Youssef est conduit dans les locaux de la police judiciaire, dans le 17e arrondissement. Il est fouillé, ses lacets lui sont retirés et il est placé en cellule. « C’était la première fois de ma vie. Heureusement, il y avait un policier qui était là depuis le début et qui me parlait, lui j’avais confiance en lui. Il m’a dit : “Youssef, t’inquiète pas, on va juste te questionner, tu as fait un truc bien, on fait juste notre travail.” Lui, je le remercie. »

« S’ils m’avaient gardé à la place… »

Le jeune homme ne le sait pas, mais, à l’extérieur, c’est l’effervescence. L’auteur principal des faits a déjà été interpellé. La nouvelle de l’arrestation d’un « deuxième suspect » lié à l’attaque fait le tour des rédactions. Sa date de naissance est divulguée, ainsi que ses initiales et sa nationalité. « Ça, ça me dérange, lance son frère. Il a fait un geste héroïque et, au final, toute la famille se retrouve à avoir peur. Et puis pourquoi on met “un Algérien” en gros partout ? » Son meilleur ami raconte le sang d’encre qu’ils se sont fait : « Souvent, quand ils attrapent les terroristes, les mecs sont morts. Imaginez s’il avait fait un mauvais geste au moment de l’arrestation ou quelque chose comme ça… »

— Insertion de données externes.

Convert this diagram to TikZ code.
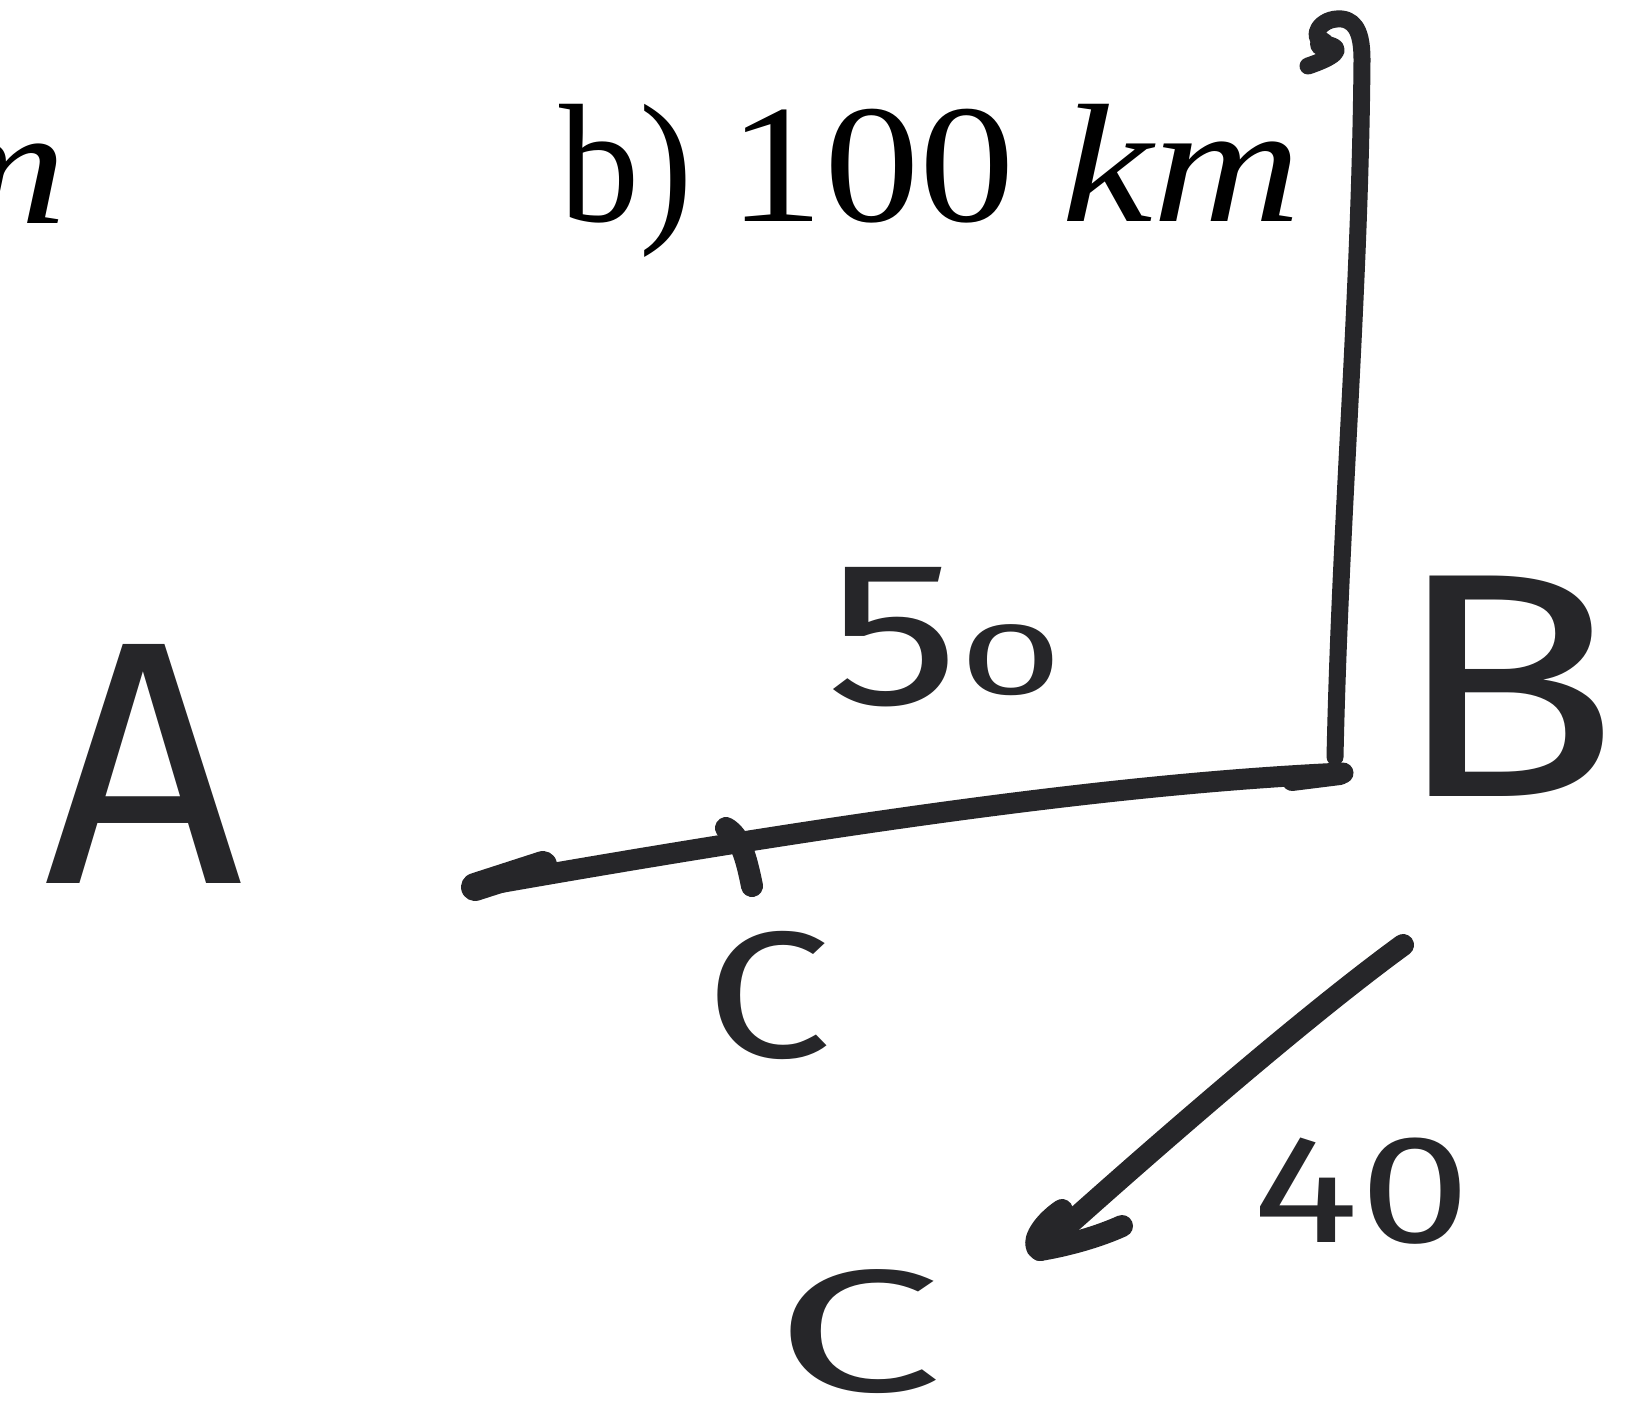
\documentclass[tikz,border=0pt]{standalone}
\usepackage{fontspec}
\setmainfont{Liberation Serif}
\newfontfamily\hand{Fira Sans}
\definecolor{ink}{HTML}{262629}
\begin{document}
\begin{tikzpicture}[x=1pt,y=-1pt,
  stroke/.style={draw=ink,line width=22pt,line cap=round,line join=round},
  hw/.style={text=ink,inner sep=0pt},
  title/.style={text=black,inner sep=0pt,font=\fontsize{169}{169}\selectfont}]
\path[use as bounding box, fill=white] (0,0) rectangle (1629,1421);

% title texts
\node[title, anchor=base west] (tb) at (559,221) {\scalebox{0.95}[1]{b)}\hspace{36pt}\scalebox{1.13}[1]{100}\hspace{46pt}\scalebox{1.22}[1]{\textit{km}}};
\begin{scope}
\clip (0,0) rectangle (1629,1421);
\node[title, anchor=base east] (ta) at (68,223) {\scalebox{1.22}[1]{\textit{m}}};
\end{scope}

% handwritten labels
\node[hw, font={\hand\fontsize{347}{347}\selectfont}] (A) at (144,764) {A};
\node[hw, font={\hand\fontsize{320}{320}\selectfont}] (B) at (1506,686) {\scalebox{1.17}[1]{B}};
\node[hw, font={\hand\fontsize{180}{180}\selectfont}] (C1) at (768,995) {\scalebox{1.25}[1]{C}};
\node[hw, font={\hand\fontsize{150}{150}\selectfont}] (C2) at (858,1332) {\scalebox{2.0}[1.16]{C}};
\node[hw, anchor=base west] (n50) at (826,704) {{\hand\fontsize{205}{205}\selectfont\scalebox{1.3}[1]{5}}\hspace{0pt}\raisebox{10pt}{\hand\fontsize{103}{103}\selectfont\scalebox{1.8}[1]{0}}};
\node[hw, font={\hand\fontsize{154}{154}\selectfont}] (n40) at (1362,1191) {\scalebox{1.3}[1]{40}};

% coordinates
\coordinate (hk) at (1308,66);
\coordinate (top) at (1362,60);
\coordinate (corner) at (1335,757);
\coordinate (right) at (1343,773);
\coordinate (left) at (475,887);
\coordinate (tk1) at (726,828);
\coordinate (tk2) at (752,886);
\coordinate (as) at (1403,945);
\coordinate (tip) at (1040,1250);
\coordinate (bl) at (1062,1210);
\coordinate (br) at (1122,1226);

% vertical line with hook
\draw[stroke, line width=17pt] (hk) .. controls (1332,58) and (1348,48) .. (1325,44)
  .. controls (1308,38) and (1320,17) .. (1342,19)
  .. controls (1358,21) and (1362,38) .. (top)
  .. controls (1360,300) and (1340,520) .. (corner);
\fill[ink] (1322,44) circle (12pt);

% horizontal line
\draw[stroke, line width=21pt] (right) .. controls (1150,782) and (900,812) .. (left);
\draw[stroke, line width=28pt] (left) -- (543,865);
\draw[stroke, line width=20pt] (1292,781) -- (1340,775);
% tick
\draw[stroke, line width=22pt] (tk1) .. controls (740,836) and (746,856) .. (tk2);

% arrow
\draw[stroke] (as) .. controls (1300,1020) and (1140,1160) .. (tip);
\draw[stroke] (bl) .. controls (1040,1225) and (1030,1245) .. (tip)
  .. controls (1070,1245) and (1100,1236) .. (br);
\end{tikzpicture}
\end{document}
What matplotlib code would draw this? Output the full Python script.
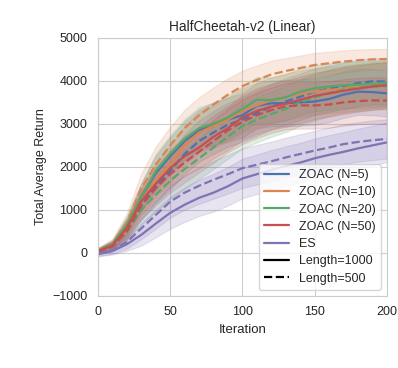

En cellule, Youssef réalise peu à peu ce dans quoi il est embarqué. « J’avais peur, s’ils avaient pas attrapé la personne, s’ils m’avaient gardé à la place… On imagine plein de choses. » Bénéficiant d’un titre de séjour de dix ans, il s’inquiète aussi pour ses démarches pour obtenir la nationalité française. Les policiers évoquent une perquisition de son domicile, mais elle n’aura jamais lieu. Preuve que la piste de son implication a rapidement été écartée, il est finalement libéré aux alentours de minuit. Plusieurs versions médiatiques feront pourtant état de « deux terroristes » toute la journée.

« Si l’on peut comprendre dans une affaire d’une telle ampleur que toutes les précautions doivent être prises, une garde à vue doit rester strictement nécessaire, estime son avocate, Lucie Simon. Ici, rien ne justifie que Youssef soit entendu sous ce régime, il aurait parfaitement pu être entendu librement, comme simple témoin. On traite un jeune homme au comportement héroïque comme un terroriste, on le cagoule, on le menotte. »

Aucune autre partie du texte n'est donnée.